SHORT PROBLEM: Emit the exact text of every line from the line with "Give me the Plotly source for this chart." to the line with "tickvals=y_ticks, ticklabelstandoff=-1, **axis_style)", both ends included. No other output is expected.

PROVIDED INFORMATION:
━━━━━━━━━━━━━━━━━━━━
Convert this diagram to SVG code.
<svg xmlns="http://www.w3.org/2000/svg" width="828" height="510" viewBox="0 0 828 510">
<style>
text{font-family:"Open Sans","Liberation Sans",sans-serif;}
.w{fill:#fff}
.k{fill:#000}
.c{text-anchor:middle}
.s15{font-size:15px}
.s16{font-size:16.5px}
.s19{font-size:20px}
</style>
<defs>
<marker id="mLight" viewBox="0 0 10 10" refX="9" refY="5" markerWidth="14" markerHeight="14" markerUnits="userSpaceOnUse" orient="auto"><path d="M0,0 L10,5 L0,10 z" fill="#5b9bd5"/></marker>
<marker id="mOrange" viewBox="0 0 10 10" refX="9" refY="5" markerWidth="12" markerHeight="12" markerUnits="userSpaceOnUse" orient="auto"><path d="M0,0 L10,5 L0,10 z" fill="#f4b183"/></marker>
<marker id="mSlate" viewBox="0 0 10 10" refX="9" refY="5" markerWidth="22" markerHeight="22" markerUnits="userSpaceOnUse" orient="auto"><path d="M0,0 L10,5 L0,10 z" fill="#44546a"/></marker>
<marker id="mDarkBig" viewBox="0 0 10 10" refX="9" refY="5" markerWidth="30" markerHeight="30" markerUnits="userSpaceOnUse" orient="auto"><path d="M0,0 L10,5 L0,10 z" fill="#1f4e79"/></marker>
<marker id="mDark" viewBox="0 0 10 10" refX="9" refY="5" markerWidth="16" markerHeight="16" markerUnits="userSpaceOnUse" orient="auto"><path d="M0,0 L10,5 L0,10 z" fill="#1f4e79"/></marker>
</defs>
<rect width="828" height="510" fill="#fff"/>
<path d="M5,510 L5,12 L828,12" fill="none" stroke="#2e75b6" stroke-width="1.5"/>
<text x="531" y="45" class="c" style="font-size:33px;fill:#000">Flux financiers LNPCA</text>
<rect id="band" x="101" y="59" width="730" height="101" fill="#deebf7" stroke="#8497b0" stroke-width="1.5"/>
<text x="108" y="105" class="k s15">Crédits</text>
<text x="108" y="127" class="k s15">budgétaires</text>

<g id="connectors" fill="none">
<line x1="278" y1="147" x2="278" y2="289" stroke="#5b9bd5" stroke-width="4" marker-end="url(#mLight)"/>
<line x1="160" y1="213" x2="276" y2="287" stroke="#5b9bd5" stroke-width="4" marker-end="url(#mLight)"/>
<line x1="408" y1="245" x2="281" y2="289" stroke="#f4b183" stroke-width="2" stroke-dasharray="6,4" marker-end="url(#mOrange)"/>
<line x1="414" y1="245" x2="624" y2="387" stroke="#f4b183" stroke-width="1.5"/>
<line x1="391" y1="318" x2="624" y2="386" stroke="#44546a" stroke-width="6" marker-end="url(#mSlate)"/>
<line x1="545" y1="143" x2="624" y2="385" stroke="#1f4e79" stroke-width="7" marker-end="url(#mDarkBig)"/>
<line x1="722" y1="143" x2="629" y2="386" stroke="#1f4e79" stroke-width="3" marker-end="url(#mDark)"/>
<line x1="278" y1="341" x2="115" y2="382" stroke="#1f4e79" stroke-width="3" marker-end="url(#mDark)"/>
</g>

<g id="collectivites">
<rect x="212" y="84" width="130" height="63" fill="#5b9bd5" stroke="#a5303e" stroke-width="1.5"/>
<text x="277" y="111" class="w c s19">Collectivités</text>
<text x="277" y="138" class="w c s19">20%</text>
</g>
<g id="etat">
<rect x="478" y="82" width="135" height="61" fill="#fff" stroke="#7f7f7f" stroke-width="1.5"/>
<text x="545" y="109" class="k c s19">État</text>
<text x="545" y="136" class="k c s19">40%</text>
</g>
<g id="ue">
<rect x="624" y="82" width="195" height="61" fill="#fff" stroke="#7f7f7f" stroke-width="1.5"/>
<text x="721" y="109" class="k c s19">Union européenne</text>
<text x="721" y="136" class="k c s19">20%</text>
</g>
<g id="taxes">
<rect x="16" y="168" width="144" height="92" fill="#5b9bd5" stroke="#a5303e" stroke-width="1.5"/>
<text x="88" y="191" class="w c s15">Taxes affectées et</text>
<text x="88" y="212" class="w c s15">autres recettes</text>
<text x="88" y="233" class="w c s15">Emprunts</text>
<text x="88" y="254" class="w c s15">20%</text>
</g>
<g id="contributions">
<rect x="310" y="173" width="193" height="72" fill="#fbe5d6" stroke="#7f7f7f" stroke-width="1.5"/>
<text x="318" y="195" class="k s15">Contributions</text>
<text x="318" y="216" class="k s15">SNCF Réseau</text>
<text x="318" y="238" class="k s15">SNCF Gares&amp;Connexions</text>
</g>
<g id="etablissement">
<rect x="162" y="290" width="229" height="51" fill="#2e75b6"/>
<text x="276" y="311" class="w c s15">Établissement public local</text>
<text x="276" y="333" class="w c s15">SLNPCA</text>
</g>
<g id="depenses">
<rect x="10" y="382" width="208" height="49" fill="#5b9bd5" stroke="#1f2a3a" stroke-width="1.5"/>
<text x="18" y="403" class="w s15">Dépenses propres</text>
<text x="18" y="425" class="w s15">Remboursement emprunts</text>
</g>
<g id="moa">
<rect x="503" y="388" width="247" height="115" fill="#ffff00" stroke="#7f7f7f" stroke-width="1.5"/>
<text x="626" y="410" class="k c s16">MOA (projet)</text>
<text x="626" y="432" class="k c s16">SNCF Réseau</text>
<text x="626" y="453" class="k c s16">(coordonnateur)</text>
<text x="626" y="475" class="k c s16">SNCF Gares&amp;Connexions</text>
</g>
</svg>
━━━━━━━━━━━━━━━━━━━━
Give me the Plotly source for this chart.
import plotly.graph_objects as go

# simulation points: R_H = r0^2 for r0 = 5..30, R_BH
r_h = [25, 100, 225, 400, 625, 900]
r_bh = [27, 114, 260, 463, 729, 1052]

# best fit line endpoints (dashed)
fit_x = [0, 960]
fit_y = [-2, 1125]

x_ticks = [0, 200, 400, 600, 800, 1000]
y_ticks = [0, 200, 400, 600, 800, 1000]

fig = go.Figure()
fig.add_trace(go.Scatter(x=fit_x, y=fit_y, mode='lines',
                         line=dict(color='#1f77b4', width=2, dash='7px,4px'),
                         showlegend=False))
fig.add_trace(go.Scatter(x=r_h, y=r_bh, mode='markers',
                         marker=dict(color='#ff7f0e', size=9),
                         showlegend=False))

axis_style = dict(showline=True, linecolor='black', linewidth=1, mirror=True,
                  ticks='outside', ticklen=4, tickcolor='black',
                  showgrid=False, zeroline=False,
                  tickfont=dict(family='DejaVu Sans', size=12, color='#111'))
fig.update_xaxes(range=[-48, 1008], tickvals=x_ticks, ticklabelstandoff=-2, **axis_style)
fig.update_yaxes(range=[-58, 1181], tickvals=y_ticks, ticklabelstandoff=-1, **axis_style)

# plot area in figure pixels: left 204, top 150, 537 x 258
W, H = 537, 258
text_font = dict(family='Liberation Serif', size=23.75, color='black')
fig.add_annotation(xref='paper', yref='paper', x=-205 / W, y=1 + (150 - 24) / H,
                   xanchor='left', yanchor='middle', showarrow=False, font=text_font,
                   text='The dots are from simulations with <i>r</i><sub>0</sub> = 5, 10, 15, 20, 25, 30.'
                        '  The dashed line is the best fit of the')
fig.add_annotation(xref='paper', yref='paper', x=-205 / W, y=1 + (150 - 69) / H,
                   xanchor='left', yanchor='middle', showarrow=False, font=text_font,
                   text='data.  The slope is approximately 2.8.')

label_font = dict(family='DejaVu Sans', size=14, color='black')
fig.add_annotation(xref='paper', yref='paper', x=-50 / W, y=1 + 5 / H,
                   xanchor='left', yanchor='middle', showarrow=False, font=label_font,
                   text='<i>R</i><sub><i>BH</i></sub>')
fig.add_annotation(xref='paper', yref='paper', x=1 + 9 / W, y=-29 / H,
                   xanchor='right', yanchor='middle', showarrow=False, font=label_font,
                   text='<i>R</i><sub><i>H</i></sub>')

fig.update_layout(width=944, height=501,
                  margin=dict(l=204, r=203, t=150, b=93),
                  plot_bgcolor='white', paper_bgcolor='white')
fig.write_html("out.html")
━━━━━━━━━━━━━━━━━━━━
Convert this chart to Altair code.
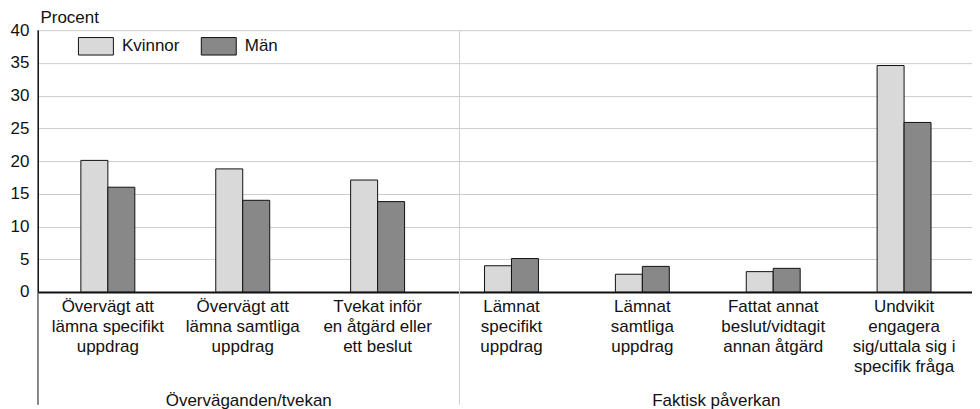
━━━━━━━━━━━━━━━━━━━━
TASK SOLUTION:
Give me the Plotly source for this chart.
import plotly.graph_objects as go

# simulation points: R_H = r0^2 for r0 = 5..30, R_BH
r_h = [25, 100, 225, 400, 625, 900]
r_bh = [27, 114, 260, 463, 729, 1052]

# best fit line endpoints (dashed)
fit_x = [0, 960]
fit_y = [-2, 1125]

x_ticks = [0, 200, 400, 600, 800, 1000]
y_ticks = [0, 200, 400, 600, 800, 1000]

fig = go.Figure()
fig.add_trace(go.Scatter(x=fit_x, y=fit_y, mode='lines',
                         line=dict(color='#1f77b4', width=2, dash='7px,4px'),
                         showlegend=False))
fig.add_trace(go.Scatter(x=r_h, y=r_bh, mode='markers',
                         marker=dict(color='#ff7f0e', size=9),
                         showlegend=False))

axis_style = dict(showline=True, linecolor='black', linewidth=1, mirror=True,
                  ticks='outside', ticklen=4, tickcolor='black',
                  showgrid=False, zeroline=False,
                  tickfont=dict(family='DejaVu Sans', size=12, color='#111'))
fig.update_xaxes(range=[-48, 1008], tickvals=x_ticks, ticklabelstandoff=-2, **axis_style)
fig.update_yaxes(range=[-58, 1181], tickvals=y_ticks, ticklabelstandoff=-1, **axis_style)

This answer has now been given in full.